Combine the graham crackers, sugar, and melted butter until moistened. Pour the crumb mixture the prepared springform pan. With clean hands, press the crumbs into the bottom of the pan. Bake for 8 minutes. Cool to room temperature.
4.
Increase the oven temperature to 450º F / 230º C.
5.
For the Filling;
6.
Combine the cream cheese and sugar in the bowl of an electric mixer fitted with a paddle attachment. Beat on medium-high speed until light and fluffy, about 5 minutes. Reduce the speed of the mixer to medium and add the eggs and egg yolks, 2 at a time, mixing well. Scrape down the sides of the bowl and beater, as necessary.

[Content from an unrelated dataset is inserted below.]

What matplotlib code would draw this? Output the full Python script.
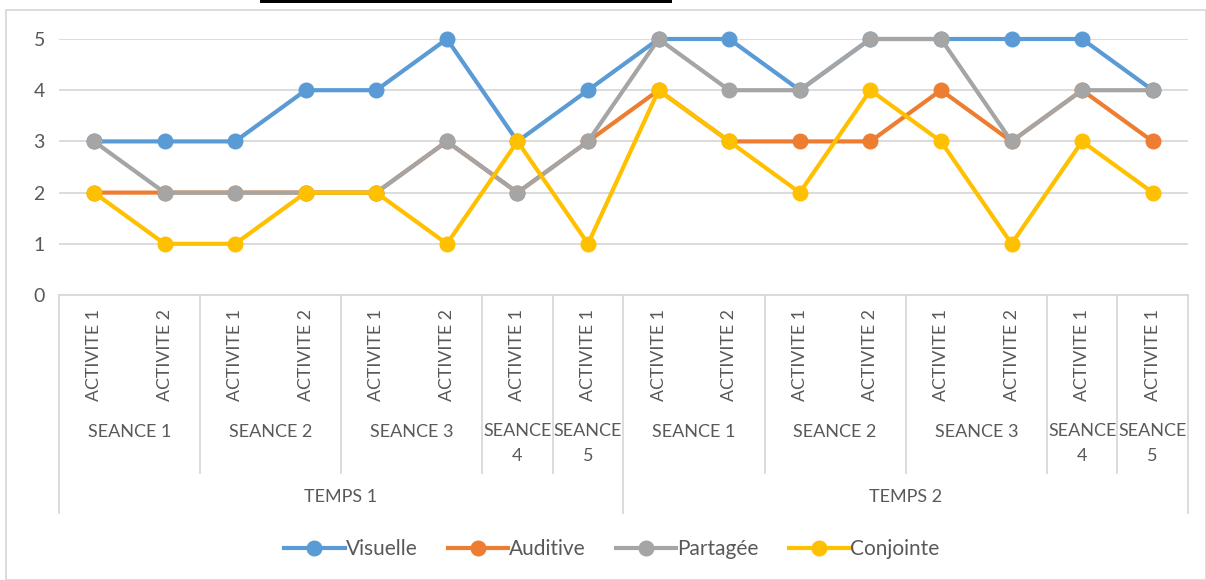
import numpy as np
import matplotlib
matplotlib.use("Agg")
import matplotlib.pyplot as plt
import matplotlib.transforms as mtransforms
from matplotlib.lines import Line2D
from matplotlib.patches import Rectangle

# category levels
activities = ["ACTIVITE 1", "ACTIVITE 2", "ACTIVITE 1", "ACTIVITE 2", "ACTIVITE 1", "ACTIVITE 2",
              "ACTIVITE 1", "ACTIVITE 1",
              "ACTIVITE 1", "ACTIVITE 2", "ACTIVITE 1", "ACTIVITE 2", "ACTIVITE 1", "ACTIVITE 2",
              "ACTIVITE 1", "ACTIVITE 1"]
seances = ["SEANCE 1", "SEANCE 2", "SEANCE 3", "SEANCE\n4", "SEANCE\n5",
           "SEANCE 1", "SEANCE 2", "SEANCE 3", "SEANCE\n4", "SEANCE\n5"]
seance_sizes = [2, 2, 2, 1, 1, 2, 2, 2, 1, 1]
temps = ["TEMPS 1", "TEMPS 2"]
temps_sizes = [8, 8]

# series
visuelle = [3, 3, 3, 4, 4, 5, 3, 4, 5, 5, 4, 5, 5, 5, 5, 4]
auditive = [2, 2, 2, 2, 2, 3, 2, 3, 4, 3, 3, 3, 4, 3, 4, 3]
partagee = [3, 2, 2, 2, 2, 3, 2, 3, 5, 4, 4, 5, 5, 3, 4, 4]
conjointe = [2, 1, 1, 2, 2, 1, 3, 1, 4, 3, 2, 4, 3, 1, 3, 2]

series = [("Visuelle", visuelle, "#5B9BD5"),
          ("Auditive", auditive, "#ED7D31"),
          ("Partagée", partagee, "#A5A5A5"),
          ("Conjointe", conjointe, "#FFC000")]

plt.rcParams["font.family"] = ["Lato", "DejaVu Sans"]
text_col = "#595959"
grid_col = "#D9D9D9"

W, H = 1206, 580
fig = plt.figure(figsize=(W / 100, H / 100), dpi=100)

def fy(py):
    return 1 - py / H

left_px, right_px, top_px, bot_px = 58.7, 1188, 39, 295
ax = fig.add_axes([left_px / W, fy(bot_px), (right_px - left_px) / W, (bot_px - top_px) / H])

x = np.arange(len(activities))
for name, vals, col in series:
    ax.plot(x, vals, color=col, lw=3, marker="o", ms=10.5, label=name, clip_on=False,
            solid_joinstyle="round")

ax.set_xlim(-0.5, len(activities) - 0.5)
ax.set_ylim(0, 5)
ax.set_yticks(range(6))
ax.yaxis.grid(True, color=grid_col, lw=1.3)
ax.set_axisbelow(True)
ax.tick_params(axis="y", length=0, pad=10, labelsize=14, labelcolor=text_col)
ax.set_xticks([])
for s in ["top", "right", "left"]:
    ax.spines[s].set_visible(False)
ax.spines["bottom"].set_color(grid_col)
ax.spines["bottom"].set_linewidth(1.3)

# multi-level category axis
tr = mtransforms.blended_transform_factory(ax.transData, fig.transFigure)

for i, lab in enumerate(activities):
    ax.text(i, fy(355), lab, transform=tr, rotation=90, ha="center", va="center",
            fontsize=12.8, color=text_col)

edges = np.concatenate([[0], np.cumsum(seance_sizes)])
for k, lab in enumerate(seances):
    c = (edges[k] + edges[k + 1]) / 2 - 0.5
    if "\n" in lab:
        ax.text(c, fy(423), lab, transform=tr, ha="center", va="top",
                fontsize=13, color=text_col, linespacing=1.7)
    else:
        ax.text(c, fy(432), lab, transform=tr, ha="center", va="center",
                fontsize=13, color=text_col)
for e in edges[1:-1]:
    if e in np.cumsum(temps_sizes):
        continue
    ax.add_line(Line2D([e - 0.5, e - 0.5], [fy(bot_px), fy(473)], transform=tr,
                       color=grid_col, lw=1.3, clip_on=False))

tedges = np.concatenate([[0], np.cumsum(temps_sizes)])
for k, lab in enumerate(temps):
    c = (tedges[k] + tedges[k + 1]) / 2 - 0.5
    ax.text(c, fy(497), lab, transform=tr, ha="center", va="center",
            fontsize=13, color=text_col)
for e in tedges:
    ax.add_line(Line2D([e - 0.5, e - 0.5], [fy(bot_px), fy(513)], transform=tr,
                       color=grid_col, lw=1.3, clip_on=False))

fig.legend(loc="center", bbox_to_anchor=(612 / W, fy(549)), ncol=4, frameon=False,
           fontsize=15, labelcolor=text_col, handlelength=2.9, handletextpad=0.05,
           columnspacing=1.45)

# outer chart frame and the bar at the top
fig.patches.append(Rectangle((6 / W, 0), (W - 6) / W, fy(10), transform=fig.transFigure,
                             fill=False, edgecolor=grid_col, lw=1.3))
fig.patches.append(Rectangle((260 / W, fy(3)), 412 / W, 3 / H, transform=fig.transFigure,
                             color="black", lw=0))

fig.savefig("out.png", dpi=100)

With the mixer on low speed, add the sour cream, lemon zest, vanilla and half of the raspberries. Mix thoroughly and pour into the cooled crust.
7.
Bake for 15 minutes. Reduce oven temperature to 225º F / 107º C and bake for 70 to 75 minutes. Turn the oven off and open the door. Allow the cake to sit in the oven with the door open for 30 minutes, this will allow the center to set properly. Remove the cheesecake from the oven and allow it to sit at room temperature for another 2 to 3 hours, or until completely cooled. Cover and refrigerate for 12 hours or overnight.
8.
Remove the cake from the springform pan by carefully running a hot knife around the outside of the cake. Leave the cake on the bottom of the springform pan for serving.
9.
Garnish with remaining raspberries and mint; dust with confectioners' sugar. Slice and serve.